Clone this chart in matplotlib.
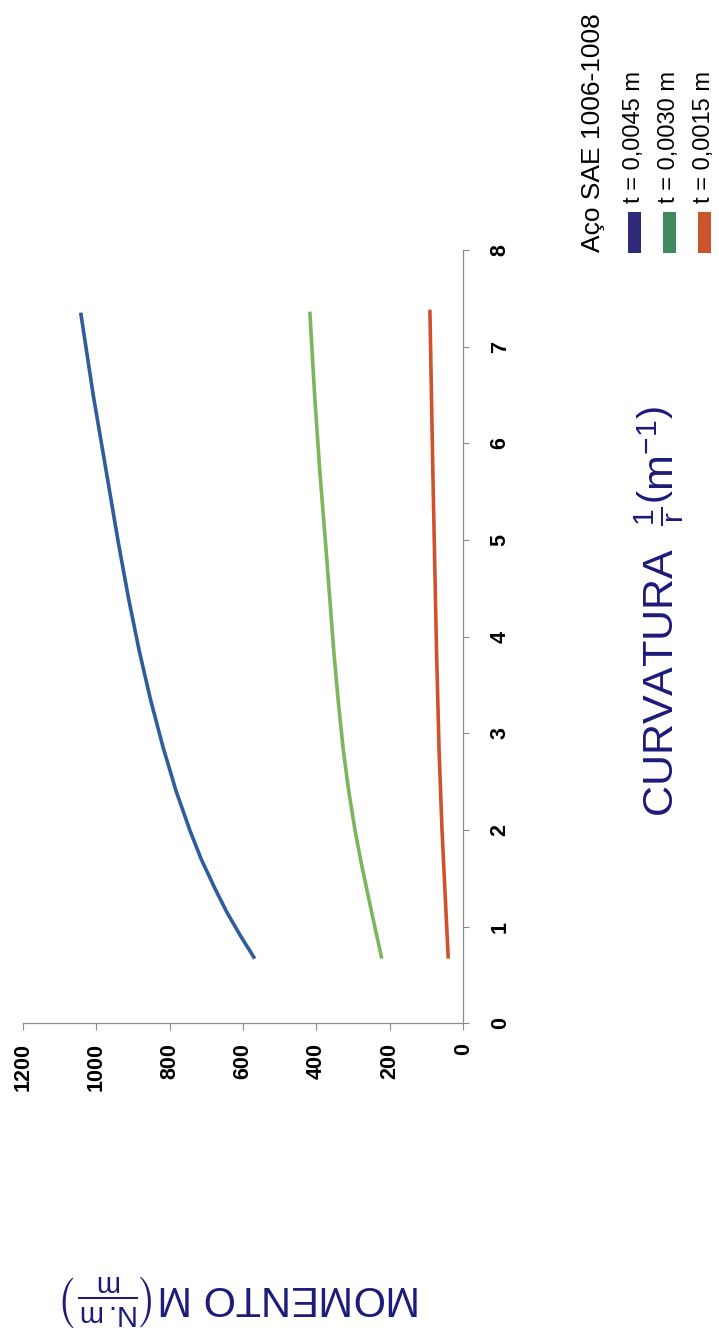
import matplotlib
matplotlib.use("Agg")
import matplotlib.pyplot as plt
from matplotlib import font_manager
from matplotlib.patches import Rectangle

# ---- data: bending moment versus curvature for three sheet thicknesses ----
curv_t45 = [0.67, 0.90, 1.15, 1.40, 1.70, 2.00, 2.40, 2.86, 3.35, 3.86, 4.40, 4.96, 5.72, 6.50, 7.35]
moment_t45 = [568, 606, 644, 677, 714, 745, 782, 818, 852, 883, 912, 939, 973, 1008, 1042]

curv_t30 = [0.67, 0.93, 1.21, 1.66, 2.00, 2.40, 2.83, 3.35, 3.86, 4.86, 5.72, 6.50, 7.36]
moment_t30 = [222, 237, 253, 278, 295, 312, 327, 341, 353, 373, 391, 405, 418]

curv_t15 = [0.67, 1.14, 2.00, 2.83, 3.86, 4.79, 5.72, 6.55, 7.38]
moment_t15 = [41, 47, 58, 66, 73, 78, 83, 87, 91]

series_labels = ["t = 0,0045 m", "t = 0,0030 m", "t = 0,0015 m"]
line_colors = ["#2f5c9c", "#7cb65c", "#d1512f"]
swatch_colors = ["#2e2a7a", "#3f8a5c", "#c9552e"]
legend_title = "Aço SAE 1006-1008"

moment_ticks = [0, 200, 400, 600, 800, 1000, 1200]
curv_ticks = [0, 1, 2, 3, 4, 5, 6, 7, 8]

# ---- fonts ----
available = {f.name for f in font_manager.fontManager.ttflist}
narrow = "Liberation Sans Narrow" in available
tick_family = "Liberation Sans Narrow" if narrow else "Liberation Sans"
tick_size = 17.5 if narrow else 15.5

plt.rcParams["font.family"] = ["Liberation Sans", "DejaVu Sans"]
plt.rcParams["mathtext.fontset"] = "custom"
plt.rcParams["mathtext.rm"] = "Liberation Sans"
plt.rcParams["mathtext.it"] = "Liberation Sans"
plt.rcParams["mathtext.bf"] = "Liberation Sans:bold"

W, H = 719, 1330
fig = plt.figure(figsize=(W / 100, H / 100), dpi=100)
fig.patch.set_facecolor("white")

# The chart is laid out turned a quarter turn: moment runs right-to-left,
# curvature runs bottom-to-top along the right-hand axis.
x_left, x_right = 22.7, 463.3
y_top, y_bottom = 249.8, 1023.4
ax = fig.add_axes([x_left / W, 1 - y_bottom / H, (x_right - x_left) / W, (y_bottom - y_top) / H])

series = [(moment_t45, curv_t45), (moment_t30, curv_t30), (moment_t15, curv_t15)]
for (m, c), col in zip(series, line_colors):
    ax.plot(m, c, color=col, lw=2.6, solid_capstyle="butt", solid_joinstyle="round")

ax.set_xlim(1200, 0)
ax.set_ylim(0, 8)
ax.set_xticks(moment_ticks)
ax.set_yticks(curv_ticks)

for s in ("top", "left"):
    ax.spines[s].set_visible(False)
for s in ("bottom", "right"):
    ax.spines[s].set_color("#8c8c8c")
    ax.spines[s].set_linewidth(0.9)

ax.yaxis.tick_right()
ax.tick_params(axis="x", direction="out", length=5, width=0.8, color="#8c8c8c",
               pad=9, labelrotation=90)
ax.tick_params(axis="y", direction="out", length=4, width=0.8, color="#8c8c8c",
               pad=15, labelrotation=90)

for lab in ax.get_xticklabels():
    lab.set_fontfamily(tick_family)
    lab.set_fontweight("bold")
    lab.set_fontsize(tick_size)
for lab in ax.get_yticklabels():
    lab.set_fontfamily(tick_family)
    lab.set_fontweight("bold")
    lab.set_fontsize(tick_size)
    lab.set_verticalalignment("center")

label_color = "#1c1a7a"
ax.set_xlabel(r"MOMENTO M$\left(\frac{\mathrm{N.m}}{\mathrm{m}}\right)$",
              rotation=180, fontsize=30, color=label_color, va="center", ha="center")
ax.xaxis.set_label_coords(0.495, -0.357)
ax.set_ylabel(r"CURVATURA  $\frac{\mathrm{1}}{\mathrm{r}}\left(\mathrm{m}^{-1}\right)$",
              rotation=90, fontsize=31, color=label_color, va="center", ha="center")
ax.yaxis.set_label_position("right")
ax.yaxis.set_label_coords(1.383, 0.532)

# ---- legend drawn in figure coordinates ----
fig.text(593 / W, 1 - 252 / H, legend_title, rotation=90, fontsize=19,
         color="black", ha="center", va="bottom")
entry_x = [634, 669, 704]
for xc, lab, sc in zip(entry_x, series_labels, swatch_colors):
    fig.text(xc / W, 1 - 203 / H, lab, rotation=90, fontsize=17,
             color="black", ha="center", va="bottom")
    fig.add_artist(Rectangle(((xc - 6.5) / W, 1 - 253 / H), 13 / W, 41 / H,
                             transform=fig.transFigure, facecolor=sc,
                             edgecolor="none"))

fig.savefig("out.png", dpi=100, facecolor="white")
----------------
Restate the entire listing word for word, excluding pictures.

Clone this chart in matplotlib.
import matplotlib
matplotlib.use("Agg")
import matplotlib.pyplot as plt
from matplotlib import font_manager
from matplotlib.patches import Rectangle

# ---- data: bending moment versus curvature for three sheet thicknesses ----
curv_t45 = [0.67, 0.90, 1.15, 1.40, 1.70, 2.00, 2.40, 2.86, 3.35, 3.86, 4.40, 4.96, 5.72, 6.50, 7.35]
moment_t45 = [568, 606, 644, 677, 714, 745, 782, 818, 852, 883, 912, 939, 973, 1008, 1042]

curv_t30 = [0.67, 0.93, 1.21, 1.66, 2.00, 2.40, 2.83, 3.35, 3.86, 4.86, 5.72, 6.50, 7.36]
moment_t30 = [222, 237, 253, 278, 295, 312, 327, 341, 353, 373, 391, 405, 418]

curv_t15 = [0.67, 1.14, 2.00, 2.83, 3.86, 4.79, 5.72, 6.55, 7.38]
moment_t15 = [41, 47, 58, 66, 73, 78, 83, 87, 91]

series_labels = ["t = 0,0045 m", "t = 0,0030 m", "t = 0,0015 m"]
line_colors = ["#2f5c9c", "#7cb65c", "#d1512f"]
swatch_colors = ["#2e2a7a", "#3f8a5c", "#c9552e"]
legend_title = "Aço SAE 1006-1008"

moment_ticks = [0, 200, 400, 600, 800, 1000, 1200]
curv_ticks = [0, 1, 2, 3, 4, 5, 6, 7, 8]

# ---- fonts ----
available = {f.name for f in font_manager.fontManager.ttflist}
narrow = "Liberation Sans Narrow" in available
tick_family = "Liberation Sans Narrow" if narrow else "Liberation Sans"
tick_size = 17.5 if narrow else 15.5

plt.rcParams["font.family"] = ["Liberation Sans", "DejaVu Sans"]
plt.rcParams["mathtext.fontset"] = "custom"
plt.rcParams["mathtext.rm"] = "Liberation Sans"
plt.rcParams["mathtext.it"] = "Liberation Sans"
plt.rcParams["mathtext.bf"] = "Liberation Sans:bold"

W, H = 719, 1330
fig = plt.figure(figsize=(W / 100, H / 100), dpi=100)
fig.patch.set_facecolor("white")

# The chart is laid out turned a quarter turn: moment runs right-to-left,
# curvature runs bottom-to-top along the right-hand axis.
x_left, x_right = 22.7, 463.3
y_top, y_bottom = 249.8, 1023.4
ax = fig.add_axes([x_left / W, 1 - y_bottom / H, (x_right - x_left) / W, (y_bottom - y_top) / H])

series = [(moment_t45, curv_t45), (moment_t30, curv_t30), (moment_t15, curv_t15)]
for (m, c), col in zip(series, line_colors):
    ax.plot(m, c, color=col, lw=2.6, solid_capstyle="butt", solid_joinstyle="round")

ax.set_xlim(1200, 0)
ax.set_ylim(0, 8)
ax.set_xticks(moment_ticks)
ax.set_yticks(curv_ticks)

for s in ("top", "left"):
    ax.spines[s].set_visible(False)
for s in ("bottom", "right"):
    ax.spines[s].set_color("#8c8c8c")
    ax.spines[s].set_linewidth(0.9)

ax.yaxis.tick_right()
ax.tick_params(axis="x", direction="out", length=5, width=0.8, color="#8c8c8c",
               pad=9, labelrotation=90)
ax.tick_params(axis="y", direction="out", length=4, width=0.8, color="#8c8c8c",
               pad=15, labelrotation=90)

for lab in ax.get_xticklabels():
    lab.set_fontfamily(tick_family)
    lab.set_fontweight("bold")
    lab.set_fontsize(tick_size)
for lab in ax.get_yticklabels():
    lab.set_fontfamily(tick_family)
    lab.set_fontweight("bold")
    lab.set_fontsize(tick_size)
    lab.set_verticalalignment("center")

label_color = "#1c1a7a"
ax.set_xlabel(r"MOMENTO M$\left(\frac{\mathrm{N.m}}{\mathrm{m}}\right)$",
              rotation=180, fontsize=30, color=label_color, va="center", ha="center")
ax.xaxis.set_label_coords(0.495, -0.357)
ax.set_ylabel(r"CURVATURA  $\frac{\mathrm{1}}{\mathrm{r}}\left(\mathrm{m}^{-1}\right)$",
              rotation=90, fontsize=31, color=label_color, va="center", ha="center")
ax.yaxis.set_label_position("right")
ax.yaxis.set_label_coords(1.383, 0.532)

# ---- legend drawn in figure coordinates ----
fig.text(593 / W, 1 - 252 / H, legend_title, rotation=90, fontsize=19,
         color="black", ha="center", va="bottom")
entry_x = [634, 669, 704]
for xc, lab, sc in zip(entry_x, series_labels, swatch_colors):
    fig.text(xc / W, 1 - 203 / H, lab, rotation=90, fontsize=17,
             color="black", ha="center", va="bottom")
    fig.add_artist(Rectangle(((xc - 6.5) / W, 1 - 253 / H), 13 / W, 41 / H,
                             transform=fig.transFigure, facecolor=sc,
                             edgecolor="none"))

fig.savefig("out.png", dpi=100, facecolor="white")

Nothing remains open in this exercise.